1. **Declarative** is better than **imperative**
^^^^^^^^^^^^^^^^^^^^^^^^^^^^^^^^^^^^^^^^^^^^^^^^
There is a subtle difference between these two approaches to configuring
a particular app in a theoretical PaaS:
+---------------------------------------------+-------------------------------------+
| Declarative | Imperative |
+=============================================+=====================================+
| :: | :: |
| | |
| $ cat >kubernetes-cluster.yaml < '2.4.17', | |
| } | $ apt-get install apache=2.4.17 |
| $ git commit -m "upgrade apache" | |
| $ git push origin HEAD | |
+---------------------------------------------+-------------------------------------+
At first glance, the imperative approach looks "simpler" and maybe "easier".
For PaaSTA, we think that having config files that *declare* how apps are
deployed is a superior way to define your infrastructure, in the same way that
configuration management is superior to running commands on a server.
Specifically:
* It allows config files to be viewed and edited en masse.
* Storing the config files in a SCM tool allows for easy change tracking, rollbacks,
and auditing.
* Declaring intent in config files allows the infrastructure to correct itself when
things get out of sync, as it can reference what things "should" be.
* Config files allow humans and other tools easy access to see the global state of
things, without querying a database.
2. Git is a pretty good control plane
^^^^^^^^^^^^^^^^^^^^^^^^^^^^^^^^^^^^^
PaaSTA uses Git as the source of truth about which versions of a service should be
deployed for which clusters.
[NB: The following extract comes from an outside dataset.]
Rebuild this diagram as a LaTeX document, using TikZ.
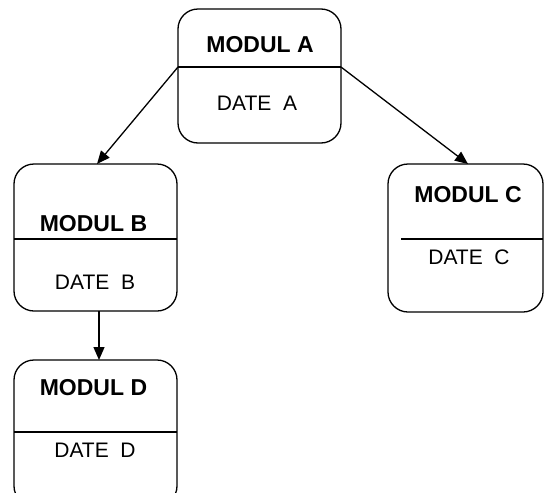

This has some nice benifits:
* No need for a database to store the desired state of the services
* Git allows for decent auditing of what was deployed, when, and by whom
* Advanced git hosting (Gitolite, Gitlab, Github) makes it easy to use similar ACLs
that are used for both commiting and deploying code
One downside to using git as a control plane is that it means PaaSTA components
might need to access this metadata from remote environments. PaaSTA solves this
by generating a ``deployments.json`` for each service and using `soa-configs <../soa_configs.html>`_ to
distribute it. This allows PaaSTA to extract all the metadata out of a git repo
once, and distribute it globally to each PaaSTA cluster. It also helps isolate
PaaSTA from git failures or outages.
3. Services should be **owned** and monitored
^^^^^^^^^^^^^^^^^^^^^^^^^^^^^^^^^^^^^^^^^^^^^
Most of the PaaSTA code base assumes that team data is available for a service.
That is because at Yelp, all services are owned by some team.
This principle manifests in PaaSTA through the `monitoring.yaml <../yelpsoa_configs.html#monitoring-yaml>`_ file. The
minimal amount of data required in that file is the ``team``. Additionally
we encourage services to have at least a ``description`` and ``external_link``
in `soa-configs <../soa_configs.html>`_.
This helps emphasize that PaaSTA is built for the long-haul, and designed to
run services in a production setting. Things are monitored by default, and alerts
are sent to the team that owns the service. PaaSTA isn't optimized for quickly
spinning up, say, "a Redis container in prod". It is optimized for services that
exist for months or years.
4. Services (and hence Docker images) should be reproducible
^^^^^^^^^^^^^^^^^^^^^^^^^^^^^^^^^^^^^^^^^^^^^^^^^^^^^^^^^^^^
The PaaSTA architecture is built with the assumption that the ultimate source
of truth about a service is its source code repository. In theory, the state of
a production PaaSTA cluster could be reproduced from just the `soa-configs <../soa_configs.html>`_
repo and the source code repo of the services deployed there.
This is different than other Docker-based platforms, where the fundamental
building block is the *Docker image*. With PaaSTA the Docker image is treated
as only an intermediate artifact. In fact, with PaaSTA the user never actually
specifies the exact Docker image to use. The image name is programmatically
generated from the service name and Git sha that generated it.
Enforcing this principle at the infrastructure level ensures that every
service can be traced to its source Git repo. This principle is analogous
to requiring that system images for things like Amazon AMIs, Vagrant
boxes, or VMware images are reproducible from scratch.
The downside to this principle is that it discourages users from pulling images
directly off a remote image repository, like the Docker Hub, and using the
image as-is. Such images may or may not be reproducible. The upside is that
(hopefully) more thought is put into the sustainability of such a practice,
especially in a production environment.